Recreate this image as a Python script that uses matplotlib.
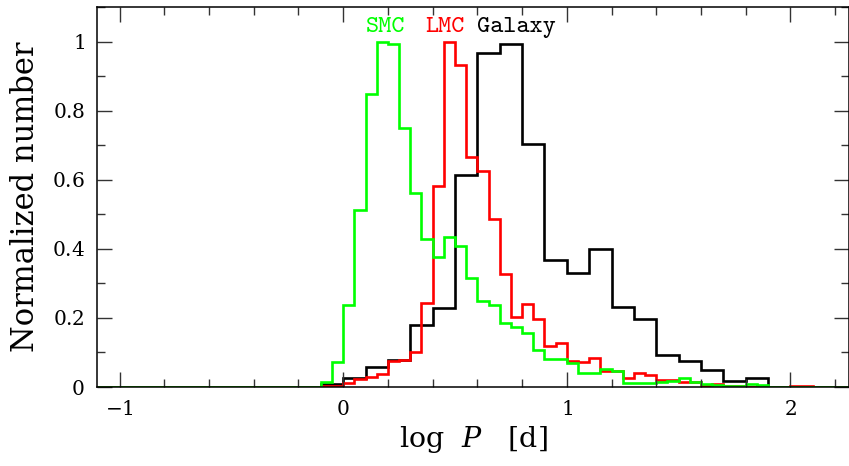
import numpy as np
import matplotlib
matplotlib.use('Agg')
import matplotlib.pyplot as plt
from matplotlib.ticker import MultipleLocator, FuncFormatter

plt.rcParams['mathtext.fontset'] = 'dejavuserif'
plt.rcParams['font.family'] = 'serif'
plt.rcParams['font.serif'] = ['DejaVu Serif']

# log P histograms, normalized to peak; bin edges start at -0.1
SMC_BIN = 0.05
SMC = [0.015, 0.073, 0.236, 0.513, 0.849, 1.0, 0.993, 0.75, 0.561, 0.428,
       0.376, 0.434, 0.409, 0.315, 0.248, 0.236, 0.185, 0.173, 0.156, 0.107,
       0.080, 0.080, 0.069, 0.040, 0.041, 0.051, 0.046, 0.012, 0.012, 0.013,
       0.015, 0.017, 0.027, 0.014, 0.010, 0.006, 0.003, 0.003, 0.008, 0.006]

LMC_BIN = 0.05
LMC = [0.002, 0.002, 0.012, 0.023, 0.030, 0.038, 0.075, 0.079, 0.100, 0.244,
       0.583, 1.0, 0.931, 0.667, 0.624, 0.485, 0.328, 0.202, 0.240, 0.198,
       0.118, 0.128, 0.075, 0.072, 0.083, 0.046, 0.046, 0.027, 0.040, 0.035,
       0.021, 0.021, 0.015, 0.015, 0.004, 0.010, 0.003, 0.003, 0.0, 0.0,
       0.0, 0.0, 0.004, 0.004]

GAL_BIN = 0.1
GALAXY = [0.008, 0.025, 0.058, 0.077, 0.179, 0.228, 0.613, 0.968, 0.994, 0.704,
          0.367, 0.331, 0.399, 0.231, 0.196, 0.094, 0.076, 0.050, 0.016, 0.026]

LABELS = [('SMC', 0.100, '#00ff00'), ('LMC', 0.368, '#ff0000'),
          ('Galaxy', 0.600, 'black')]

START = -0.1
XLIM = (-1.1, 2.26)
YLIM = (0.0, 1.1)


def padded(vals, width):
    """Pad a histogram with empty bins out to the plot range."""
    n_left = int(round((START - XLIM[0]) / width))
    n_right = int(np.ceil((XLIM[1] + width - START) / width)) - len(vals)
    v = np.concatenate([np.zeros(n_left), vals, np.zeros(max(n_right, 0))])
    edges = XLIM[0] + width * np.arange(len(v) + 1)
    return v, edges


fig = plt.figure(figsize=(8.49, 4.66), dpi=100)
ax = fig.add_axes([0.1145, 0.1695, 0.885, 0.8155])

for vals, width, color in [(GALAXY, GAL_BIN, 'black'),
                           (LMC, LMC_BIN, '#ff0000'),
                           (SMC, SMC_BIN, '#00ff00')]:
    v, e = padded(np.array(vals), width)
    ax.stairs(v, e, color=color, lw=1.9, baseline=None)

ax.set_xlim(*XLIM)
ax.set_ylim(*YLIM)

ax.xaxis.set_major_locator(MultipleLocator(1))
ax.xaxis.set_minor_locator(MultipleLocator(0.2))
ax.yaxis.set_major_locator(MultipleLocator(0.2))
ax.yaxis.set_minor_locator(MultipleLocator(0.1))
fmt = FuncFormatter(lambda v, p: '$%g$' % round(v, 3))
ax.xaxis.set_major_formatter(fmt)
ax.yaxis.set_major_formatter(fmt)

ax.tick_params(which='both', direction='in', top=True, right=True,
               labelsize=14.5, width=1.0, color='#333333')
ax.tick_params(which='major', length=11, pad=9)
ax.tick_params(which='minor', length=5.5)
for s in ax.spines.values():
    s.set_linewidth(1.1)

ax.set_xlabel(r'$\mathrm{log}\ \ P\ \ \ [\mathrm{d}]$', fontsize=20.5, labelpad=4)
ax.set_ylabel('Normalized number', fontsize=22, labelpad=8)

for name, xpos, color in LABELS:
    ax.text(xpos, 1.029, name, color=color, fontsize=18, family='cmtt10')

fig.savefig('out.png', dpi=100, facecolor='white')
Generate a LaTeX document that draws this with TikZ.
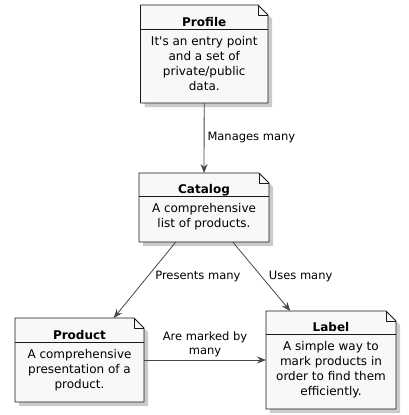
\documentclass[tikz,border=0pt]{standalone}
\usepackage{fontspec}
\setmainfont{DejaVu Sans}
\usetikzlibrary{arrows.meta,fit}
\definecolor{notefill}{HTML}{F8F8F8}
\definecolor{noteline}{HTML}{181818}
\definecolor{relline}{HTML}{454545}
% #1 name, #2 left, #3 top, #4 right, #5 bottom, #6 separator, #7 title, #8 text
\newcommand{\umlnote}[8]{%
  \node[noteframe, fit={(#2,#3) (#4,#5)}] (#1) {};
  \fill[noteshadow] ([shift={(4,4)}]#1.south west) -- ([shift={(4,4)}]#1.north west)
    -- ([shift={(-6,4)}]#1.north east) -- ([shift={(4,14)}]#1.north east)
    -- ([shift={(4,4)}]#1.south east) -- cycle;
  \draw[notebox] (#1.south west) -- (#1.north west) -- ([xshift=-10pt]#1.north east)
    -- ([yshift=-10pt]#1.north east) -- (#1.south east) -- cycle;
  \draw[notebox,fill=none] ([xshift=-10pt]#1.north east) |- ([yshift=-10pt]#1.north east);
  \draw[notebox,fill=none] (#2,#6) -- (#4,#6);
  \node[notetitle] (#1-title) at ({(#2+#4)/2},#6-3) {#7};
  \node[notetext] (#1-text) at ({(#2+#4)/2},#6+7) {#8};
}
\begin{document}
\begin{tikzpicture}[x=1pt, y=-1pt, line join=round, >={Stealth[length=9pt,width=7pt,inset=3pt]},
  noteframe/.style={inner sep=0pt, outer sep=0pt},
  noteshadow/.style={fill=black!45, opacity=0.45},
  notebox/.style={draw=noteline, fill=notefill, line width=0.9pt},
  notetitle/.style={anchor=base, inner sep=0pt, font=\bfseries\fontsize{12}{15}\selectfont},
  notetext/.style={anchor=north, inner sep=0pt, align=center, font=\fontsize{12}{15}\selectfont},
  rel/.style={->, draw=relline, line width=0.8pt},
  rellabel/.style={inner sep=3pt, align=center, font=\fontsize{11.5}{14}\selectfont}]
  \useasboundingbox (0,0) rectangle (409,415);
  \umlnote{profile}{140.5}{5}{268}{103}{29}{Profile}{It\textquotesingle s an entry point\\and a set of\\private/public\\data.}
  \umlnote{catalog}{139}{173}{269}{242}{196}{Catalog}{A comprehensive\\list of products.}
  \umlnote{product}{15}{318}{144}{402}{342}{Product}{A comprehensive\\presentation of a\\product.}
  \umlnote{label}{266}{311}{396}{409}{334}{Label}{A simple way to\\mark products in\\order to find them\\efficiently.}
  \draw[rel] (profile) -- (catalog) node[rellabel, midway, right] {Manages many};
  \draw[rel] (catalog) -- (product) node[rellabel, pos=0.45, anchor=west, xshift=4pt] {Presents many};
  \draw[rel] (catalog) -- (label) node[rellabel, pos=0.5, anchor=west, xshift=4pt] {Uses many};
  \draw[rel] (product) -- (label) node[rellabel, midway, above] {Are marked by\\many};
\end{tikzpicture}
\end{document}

**Problem**.
From the data, list each line in which the string "that" appears.

**Answer for the task**.
Recreate this image as a Python script that uses matplotlib.
Generate a LaTeX document that draws this with TikZ.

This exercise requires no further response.